WHAT TO PRODUCE:
Starting at the first line of the data, please print exactly those lines through the one that holds "import matplotlib.pyplot as plt", omitting every picture.

○ ○ ○ ○ ○ ○ ○

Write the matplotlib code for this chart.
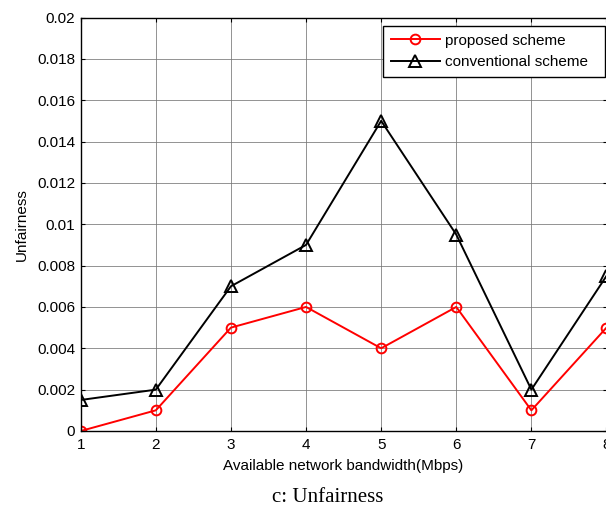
import matplotlib
matplotlib.use("Agg")
import matplotlib.pyplot as plt

bandwidth = [1, 2, 3, 4, 5, 6, 7, 8]
proposed = [0.0, 0.001, 0.005, 0.006, 0.004, 0.006, 0.001, 0.005]
conventional = [0.0015, 0.002, 0.007, 0.009, 0.015, 0.0095, 0.002, 0.0075]
yticks = [0, 0.002, 0.004, 0.006, 0.008, 0.01, 0.012, 0.014, 0.016, 0.018, 0.02]
ylabels = ["0", "0.002", "0.004", "0.006", "0.008", "0.01", "0.012", "0.014", "0.016", "0.018", "0.02"]

plt.rcParams['font.family'] = ['Liberation Sans', 'DejaVu Sans']

fig = plt.figure(figsize=(6.06, 5.08), dpi=100)
left, right = 80.7, 606.5
top, bottom = 17.5, 431
ax = fig.add_axes([left/606, 1-bottom/508, (right-left)/606, (bottom-top)/508])

ax.plot(bandwidth, proposed, color='red', marker='o', markersize=7, markerfacecolor='none',
        markeredgewidth=1.4, linewidth=1.4, label='proposed scheme')
ax.plot(bandwidth, conventional, color='black', marker='^', markersize=8.5, markerfacecolor='none',
        markeredgewidth=1.4, linewidth=1.4, label='conventional scheme')

ax.set_xlim(1, 8)
ax.set_ylim(0, 0.02)
ax.set_xticks(bandwidth)
ax.set_yticks(yticks)
ax.set_yticklabels(ylabels)
ax.tick_params(direction='in', top=True, right=True, labelsize=11, length=3)
ax.tick_params(axis='x', pad=5)
ax.tick_params(axis='y', pad=4)
ax.grid(True, color='#777777', linewidth=0.7, alpha=0.8)
for s in ax.spines.values():
    s.set_linewidth(1.0)
ax.set_xlabel('Available network bandwidth(Mbps)', fontsize=11, labelpad=5)
ax.set_ylabel('Unfairness', fontsize=11, labelpad=6)

ax_w = right - left
ax_h = bottom - top
lx0 = (383 - left) / ax_w
lx1 = (605 - left) / ax_w
ly1 = 1 - (26 - top) / ax_h
ly0 = 1 - (76 - top) / ax_h
leg = ax.legend(loc='upper right', fontsize=11, frameon=True, fancybox=False,
                edgecolor='black', framealpha=1, borderaxespad=0.0,
                bbox_to_anchor=(lx0, ly0, lx1 - lx0, ly1 - ly0), mode='expand',
                handlelength=3.2, labelspacing=0.5, borderpad=0.5, handletextpad=0.35)
leg.get_frame().set_linewidth(1.0)

fig.text(327.5/606, 1-502/508, 'c: Unfairness', family='Liberation Serif', fontsize=15,
         ha='center', va='baseline')

fig.savefig('out.png', dpi=100)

○ ○ ○ ○ ○ ○ ○

EXERCISE RESPONSE:
Write the matplotlib code for this chart.
import matplotlib
matplotlib.use("Agg")
import matplotlib.pyplot as plt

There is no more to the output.